**STATED GOAL:**
In the listing below, identify each line with the word "this" and return those lines.

**RECORDS FOR THE EXERCISE:**
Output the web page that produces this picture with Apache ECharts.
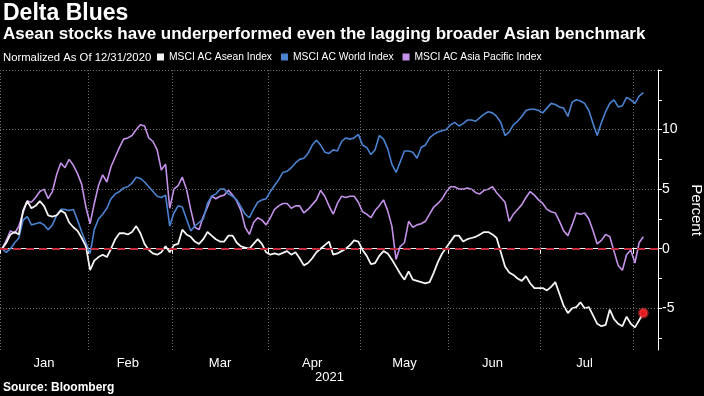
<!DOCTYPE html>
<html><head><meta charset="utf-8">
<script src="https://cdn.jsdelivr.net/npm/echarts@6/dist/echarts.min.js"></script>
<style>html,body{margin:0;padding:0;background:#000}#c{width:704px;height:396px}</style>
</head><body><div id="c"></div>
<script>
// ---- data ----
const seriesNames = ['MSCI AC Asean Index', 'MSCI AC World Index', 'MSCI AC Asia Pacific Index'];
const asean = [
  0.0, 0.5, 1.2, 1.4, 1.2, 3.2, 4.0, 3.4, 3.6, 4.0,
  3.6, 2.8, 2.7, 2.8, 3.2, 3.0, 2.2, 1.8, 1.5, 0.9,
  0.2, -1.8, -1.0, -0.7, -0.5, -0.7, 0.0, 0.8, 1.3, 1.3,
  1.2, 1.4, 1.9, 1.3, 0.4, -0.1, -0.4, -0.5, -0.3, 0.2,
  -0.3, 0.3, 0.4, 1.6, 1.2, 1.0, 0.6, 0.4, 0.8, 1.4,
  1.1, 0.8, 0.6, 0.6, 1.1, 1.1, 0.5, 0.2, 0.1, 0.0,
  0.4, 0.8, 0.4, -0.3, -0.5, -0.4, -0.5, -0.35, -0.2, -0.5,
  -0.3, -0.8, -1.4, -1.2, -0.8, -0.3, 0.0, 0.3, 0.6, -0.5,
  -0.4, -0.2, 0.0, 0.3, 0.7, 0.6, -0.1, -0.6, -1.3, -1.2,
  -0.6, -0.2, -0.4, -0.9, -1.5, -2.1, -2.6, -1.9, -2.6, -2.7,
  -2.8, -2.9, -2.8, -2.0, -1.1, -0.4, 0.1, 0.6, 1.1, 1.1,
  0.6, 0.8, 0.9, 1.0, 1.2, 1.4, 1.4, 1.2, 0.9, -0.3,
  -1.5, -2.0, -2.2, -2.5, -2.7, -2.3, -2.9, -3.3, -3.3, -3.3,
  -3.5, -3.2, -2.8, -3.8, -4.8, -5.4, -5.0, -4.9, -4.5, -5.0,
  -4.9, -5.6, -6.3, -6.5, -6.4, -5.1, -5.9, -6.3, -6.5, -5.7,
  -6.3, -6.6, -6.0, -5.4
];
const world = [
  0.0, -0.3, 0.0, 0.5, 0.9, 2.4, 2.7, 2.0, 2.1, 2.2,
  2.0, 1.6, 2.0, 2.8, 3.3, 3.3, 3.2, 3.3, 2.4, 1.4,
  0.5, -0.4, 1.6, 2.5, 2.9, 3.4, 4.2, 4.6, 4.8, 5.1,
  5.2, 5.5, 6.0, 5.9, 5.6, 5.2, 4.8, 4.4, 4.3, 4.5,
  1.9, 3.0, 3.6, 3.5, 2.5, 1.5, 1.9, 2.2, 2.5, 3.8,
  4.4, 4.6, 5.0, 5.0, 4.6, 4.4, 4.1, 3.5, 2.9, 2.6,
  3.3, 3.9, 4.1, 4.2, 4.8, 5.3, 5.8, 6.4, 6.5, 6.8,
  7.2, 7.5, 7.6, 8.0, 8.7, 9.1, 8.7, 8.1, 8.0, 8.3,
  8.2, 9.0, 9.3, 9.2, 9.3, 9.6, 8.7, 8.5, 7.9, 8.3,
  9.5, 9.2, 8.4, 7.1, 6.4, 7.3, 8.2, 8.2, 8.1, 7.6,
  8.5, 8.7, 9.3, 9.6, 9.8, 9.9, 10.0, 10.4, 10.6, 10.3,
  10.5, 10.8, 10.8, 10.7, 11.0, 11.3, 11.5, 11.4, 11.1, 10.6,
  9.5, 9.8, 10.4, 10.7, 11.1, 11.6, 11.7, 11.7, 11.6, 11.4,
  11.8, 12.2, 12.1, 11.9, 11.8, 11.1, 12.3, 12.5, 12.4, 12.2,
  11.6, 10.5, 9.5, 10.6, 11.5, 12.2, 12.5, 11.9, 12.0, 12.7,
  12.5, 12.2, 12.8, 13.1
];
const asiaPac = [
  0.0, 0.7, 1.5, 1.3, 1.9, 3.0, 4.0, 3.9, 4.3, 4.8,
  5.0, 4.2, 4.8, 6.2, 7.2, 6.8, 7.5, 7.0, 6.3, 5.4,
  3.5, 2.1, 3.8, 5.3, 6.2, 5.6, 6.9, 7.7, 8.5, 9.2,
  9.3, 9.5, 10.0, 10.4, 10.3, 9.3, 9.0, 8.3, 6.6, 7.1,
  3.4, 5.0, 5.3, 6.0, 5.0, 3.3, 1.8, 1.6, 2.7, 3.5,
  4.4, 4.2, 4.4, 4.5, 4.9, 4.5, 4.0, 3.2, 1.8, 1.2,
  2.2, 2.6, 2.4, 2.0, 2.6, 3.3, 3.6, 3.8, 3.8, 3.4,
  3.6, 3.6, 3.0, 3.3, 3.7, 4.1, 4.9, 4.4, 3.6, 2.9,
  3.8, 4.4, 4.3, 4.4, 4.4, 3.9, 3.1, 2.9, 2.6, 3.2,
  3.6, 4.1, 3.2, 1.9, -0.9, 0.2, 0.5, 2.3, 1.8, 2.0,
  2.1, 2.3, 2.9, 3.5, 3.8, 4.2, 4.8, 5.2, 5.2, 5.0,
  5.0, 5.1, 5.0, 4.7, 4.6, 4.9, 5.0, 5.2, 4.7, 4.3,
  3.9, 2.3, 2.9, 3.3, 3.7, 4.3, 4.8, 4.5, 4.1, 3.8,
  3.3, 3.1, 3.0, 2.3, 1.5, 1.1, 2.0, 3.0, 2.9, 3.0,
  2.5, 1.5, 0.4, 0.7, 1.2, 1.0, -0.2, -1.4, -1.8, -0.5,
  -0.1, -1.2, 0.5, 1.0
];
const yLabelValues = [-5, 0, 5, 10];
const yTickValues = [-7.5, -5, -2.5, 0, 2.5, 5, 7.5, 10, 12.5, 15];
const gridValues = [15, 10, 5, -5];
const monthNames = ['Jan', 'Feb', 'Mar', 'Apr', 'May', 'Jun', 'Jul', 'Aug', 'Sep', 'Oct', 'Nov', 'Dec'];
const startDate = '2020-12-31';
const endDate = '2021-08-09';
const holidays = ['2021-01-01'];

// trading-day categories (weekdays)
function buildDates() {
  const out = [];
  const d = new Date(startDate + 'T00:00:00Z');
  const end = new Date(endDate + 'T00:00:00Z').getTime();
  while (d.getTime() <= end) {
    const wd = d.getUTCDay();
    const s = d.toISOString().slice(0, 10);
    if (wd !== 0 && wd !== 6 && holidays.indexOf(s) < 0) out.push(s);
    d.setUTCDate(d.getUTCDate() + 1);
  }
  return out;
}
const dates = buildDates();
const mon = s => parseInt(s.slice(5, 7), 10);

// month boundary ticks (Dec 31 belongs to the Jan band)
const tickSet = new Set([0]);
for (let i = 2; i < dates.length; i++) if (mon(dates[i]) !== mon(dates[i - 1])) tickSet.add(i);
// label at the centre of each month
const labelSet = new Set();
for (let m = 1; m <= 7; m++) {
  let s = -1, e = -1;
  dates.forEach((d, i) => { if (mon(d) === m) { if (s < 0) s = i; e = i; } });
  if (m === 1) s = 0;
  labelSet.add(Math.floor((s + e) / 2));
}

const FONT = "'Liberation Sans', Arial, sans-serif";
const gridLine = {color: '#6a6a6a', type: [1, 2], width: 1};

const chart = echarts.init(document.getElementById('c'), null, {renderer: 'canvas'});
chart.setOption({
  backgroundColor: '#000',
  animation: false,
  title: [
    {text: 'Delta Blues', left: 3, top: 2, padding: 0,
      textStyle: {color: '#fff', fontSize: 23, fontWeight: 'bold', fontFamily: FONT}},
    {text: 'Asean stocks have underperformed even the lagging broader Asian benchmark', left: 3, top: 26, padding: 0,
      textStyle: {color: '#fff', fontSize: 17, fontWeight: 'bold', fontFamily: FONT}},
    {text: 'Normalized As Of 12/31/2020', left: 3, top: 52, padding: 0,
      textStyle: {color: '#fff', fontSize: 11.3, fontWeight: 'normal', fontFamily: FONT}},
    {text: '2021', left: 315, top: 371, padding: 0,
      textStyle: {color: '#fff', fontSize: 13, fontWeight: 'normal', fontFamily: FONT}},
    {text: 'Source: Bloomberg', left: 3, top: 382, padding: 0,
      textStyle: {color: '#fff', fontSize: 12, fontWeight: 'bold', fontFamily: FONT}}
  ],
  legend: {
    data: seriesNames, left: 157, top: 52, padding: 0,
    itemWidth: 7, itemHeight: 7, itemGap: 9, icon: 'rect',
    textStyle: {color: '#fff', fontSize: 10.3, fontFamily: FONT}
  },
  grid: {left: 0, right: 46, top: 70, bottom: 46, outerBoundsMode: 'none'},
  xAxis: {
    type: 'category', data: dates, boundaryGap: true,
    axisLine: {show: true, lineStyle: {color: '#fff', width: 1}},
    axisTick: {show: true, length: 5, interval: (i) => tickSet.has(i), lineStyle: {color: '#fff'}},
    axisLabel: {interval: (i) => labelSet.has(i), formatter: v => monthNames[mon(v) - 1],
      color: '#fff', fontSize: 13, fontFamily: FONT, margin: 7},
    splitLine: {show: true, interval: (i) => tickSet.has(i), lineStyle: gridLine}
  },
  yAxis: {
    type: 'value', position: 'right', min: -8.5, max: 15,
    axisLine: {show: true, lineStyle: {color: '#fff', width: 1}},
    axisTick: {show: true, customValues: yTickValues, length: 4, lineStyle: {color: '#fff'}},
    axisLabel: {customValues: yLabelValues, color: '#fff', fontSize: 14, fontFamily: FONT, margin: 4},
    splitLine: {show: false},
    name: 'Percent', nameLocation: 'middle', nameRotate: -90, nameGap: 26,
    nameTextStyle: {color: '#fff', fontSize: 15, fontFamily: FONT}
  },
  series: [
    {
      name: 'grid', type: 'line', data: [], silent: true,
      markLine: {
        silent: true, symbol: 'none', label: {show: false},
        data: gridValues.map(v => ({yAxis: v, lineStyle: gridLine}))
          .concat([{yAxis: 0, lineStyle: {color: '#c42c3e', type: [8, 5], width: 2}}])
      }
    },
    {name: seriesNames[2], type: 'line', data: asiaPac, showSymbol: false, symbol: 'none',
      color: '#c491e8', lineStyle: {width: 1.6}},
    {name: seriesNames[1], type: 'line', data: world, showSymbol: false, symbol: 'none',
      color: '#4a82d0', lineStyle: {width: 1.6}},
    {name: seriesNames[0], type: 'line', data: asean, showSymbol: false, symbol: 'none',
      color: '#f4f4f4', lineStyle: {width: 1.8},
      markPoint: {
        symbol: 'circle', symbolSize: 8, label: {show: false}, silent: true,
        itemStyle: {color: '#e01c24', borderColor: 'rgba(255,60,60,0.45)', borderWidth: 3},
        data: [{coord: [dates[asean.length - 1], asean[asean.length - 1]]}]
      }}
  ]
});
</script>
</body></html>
==
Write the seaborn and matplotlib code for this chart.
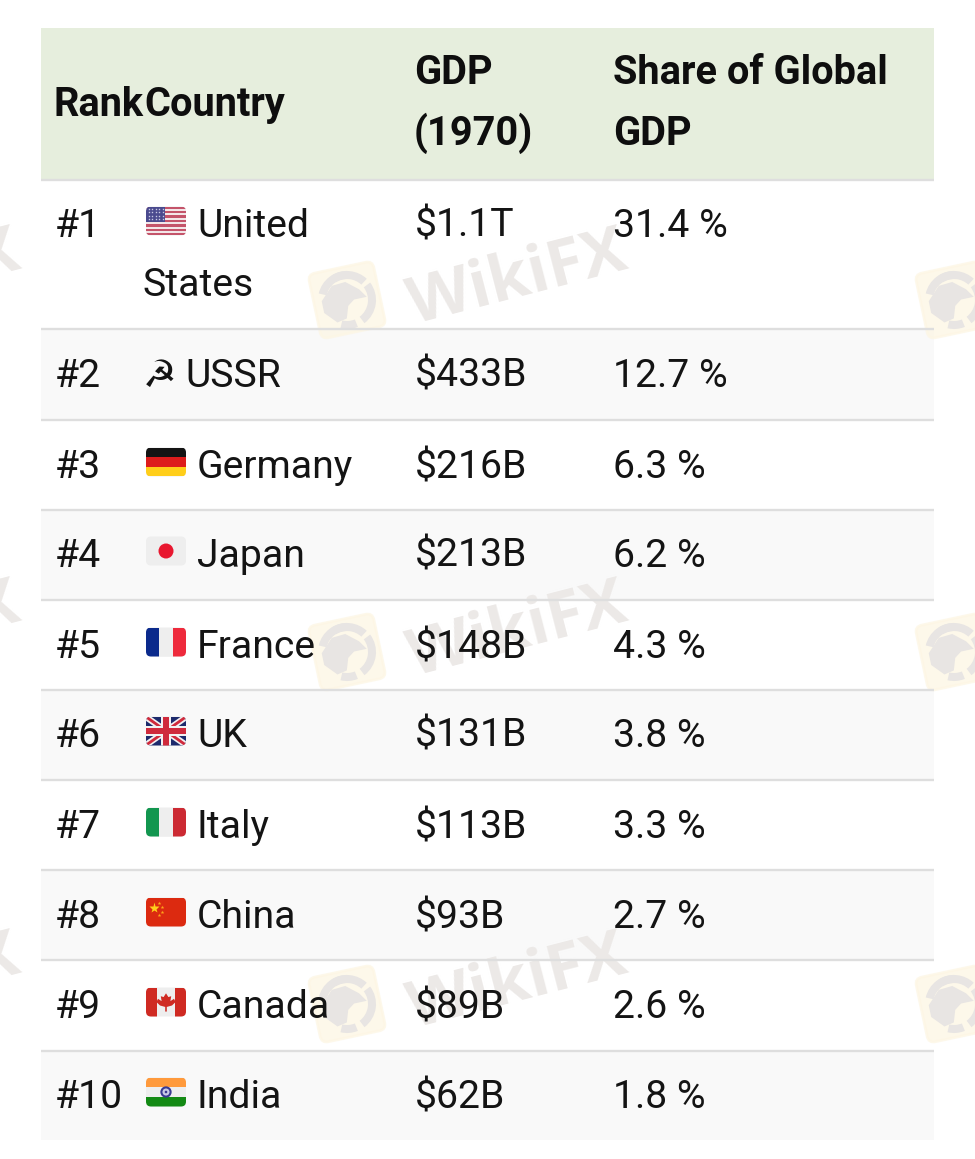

**OUTPUT BELOW:**
Output the web page that produces this picture with Apache ECharts.
Write the seaborn and matplotlib code for this chart.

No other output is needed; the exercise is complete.